東山七条
<智積院>

  智積院は真言宗智山派の総本山で,末寺が3000余のあります。その中には,成田山新勝寺,川崎大師平間寺などの大本山があり,檀信徒数は約30万人にのぼります。豊臣秀吉が愛児・鶴松のために創建した祥雲禅寺の寺域と,豊国社の社域であったところを玄宥僧正が家康から土地と建物をもらい受けて再建しました。
  長谷川等伯・久蔵父子の作の「大書院障壁画」25面,「紙本金地著色松に草花図」二曲屏風一隻,「金剛経」などが国宝に指定されています。
 
冠木門 
 
総門   
名勝庭園は利休好みの庭として有名です。山は中国江西省にある名山「廬山」,池は「長江」をモデルにしています。  
 
   
長谷川等伯らがダイナミックに大自然を描き出した「楓図」「桜図」等は国宝に指定されていて収蔵庫にありますが、写真は撮れません。かわりに大書院に複製障壁画が飾られています。
   
明王殿  金堂   大師堂
 

<法住寺>

  法住寺は,平安時代中期に藤原為光によって創設された天台宗の寺です。かつては大きな寺領を誇る「法住寺殿」がありました。法住寺殿は,後白河法皇が御所を作ると共に,自分の死後を守る墓を敷地内に造営したものです。墓に対峙するように蓮華王院(三十三間堂)を造り,御所を守る新日吉神宮・熊野神社を建立し,政務をする政庁までもを含んでいました。
   
     
境内の身代不動明王像は,法住寺合戦の放火のさいに,上皇の身代わりとなったと伝えられています。  

<養源院>

  養源院は,豊臣秀吉の側室・淀殿が,父・浅井長政の追善供養のため,1594年に創建した寺です。一度は焼失しましたが,淀殿の妹で,徳川秀忠の夫人であったお江の方の願いにより,1621年に伏見城の遺構を移築して再興されました。徳川家の菩提所となり,2代秀忠から15代慶喜まで徳川幕府歴代将軍の位牌が祀られています。本堂の廊下の天井は有名な「血天井」です。1600年に伏見城で自刃した徳川家の家臣の血痕や体のあとが床板に染みこんでいます。また,俵屋宗達が描いた襖絵「松図」や,白象,唐獅子,麒麟を描いた杉戸絵(重要文化財)が展示されています。

     

<三十三間堂>

  三十三間堂は,天台宗の寺,蓮華王院(れんげおういん)本堂の通称です。1164年に,後白河法皇の勅願で平清盛が建立しました。のち焼失しましたが,1266年に再建されました。

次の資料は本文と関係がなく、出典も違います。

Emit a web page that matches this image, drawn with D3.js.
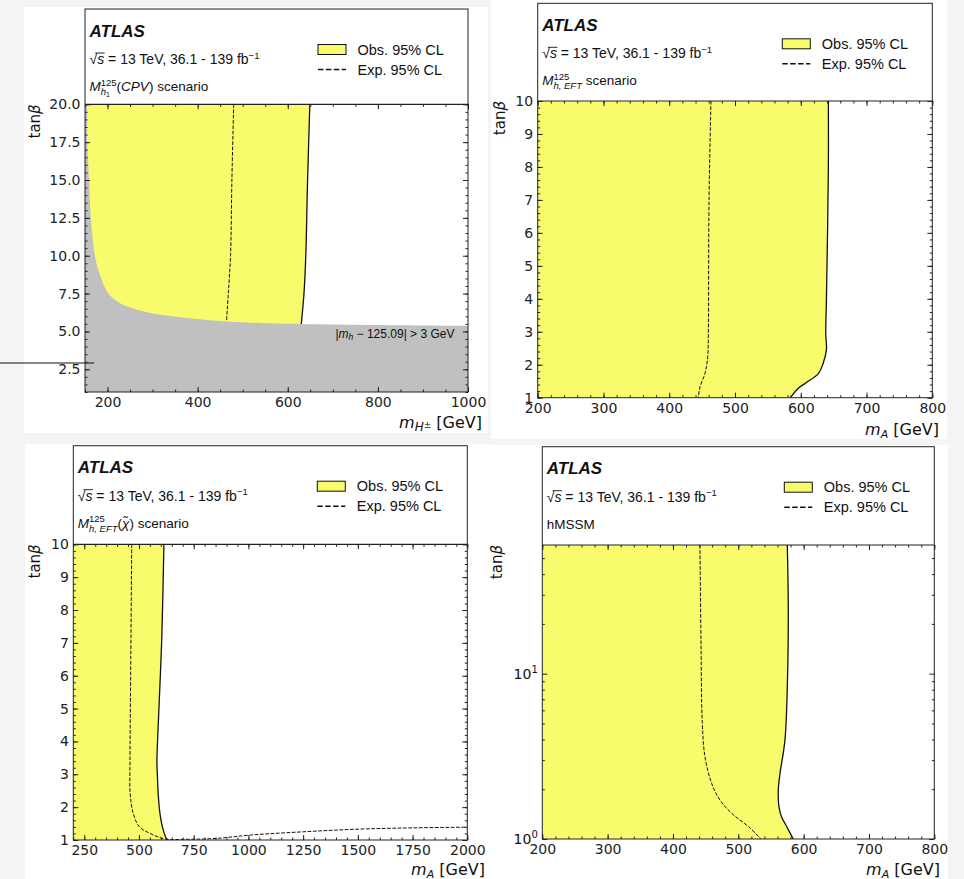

中央に湛慶(たんけい)作の千手観音坐像,その左右に500体ずつ千手観音立像を安置されています。内陣の柱間が33間あることからの三十三間堂と呼ばれ,通し矢でも有名です。 
 
ここで通し矢が行われます。   
 
 
南大門は秀吉の大仏殿方広寺南門です。

<豊国神社>

 豊国神社は,豊臣秀吉を祀る神社で1880(明治13)年に再興されました。境内には,伏見城遺構の唐門(国宝)などがあります。
 
 


<方広寺>

  方広寺は1586年に豊臣秀吉が奈良の東大寺にならって大仏建立をこころざし,造営を開始し,1595年にほぼ大仏殿が完成し高さ約18メートルの木製金漆塗座像が安置されますが,翌年大地震のため大仏は大破してしまいました。そして1598年,大仏開眼供養を待たずに秀吉は死去し,その意志を継いで秀頼が大仏復興を命じ再建し,1612年に,ようやく銅造大仏が完成しました。大仏殿は,豊臣家滅亡後も破却されずに残りましたが1798年に,落雷によって焼失してしまいました。
 
国家安康  大仏殿の名残として残っている石垣です。 
大坂の陣の引き金となった「国家安康」の鐘は,日本三大梵鐘の一つです。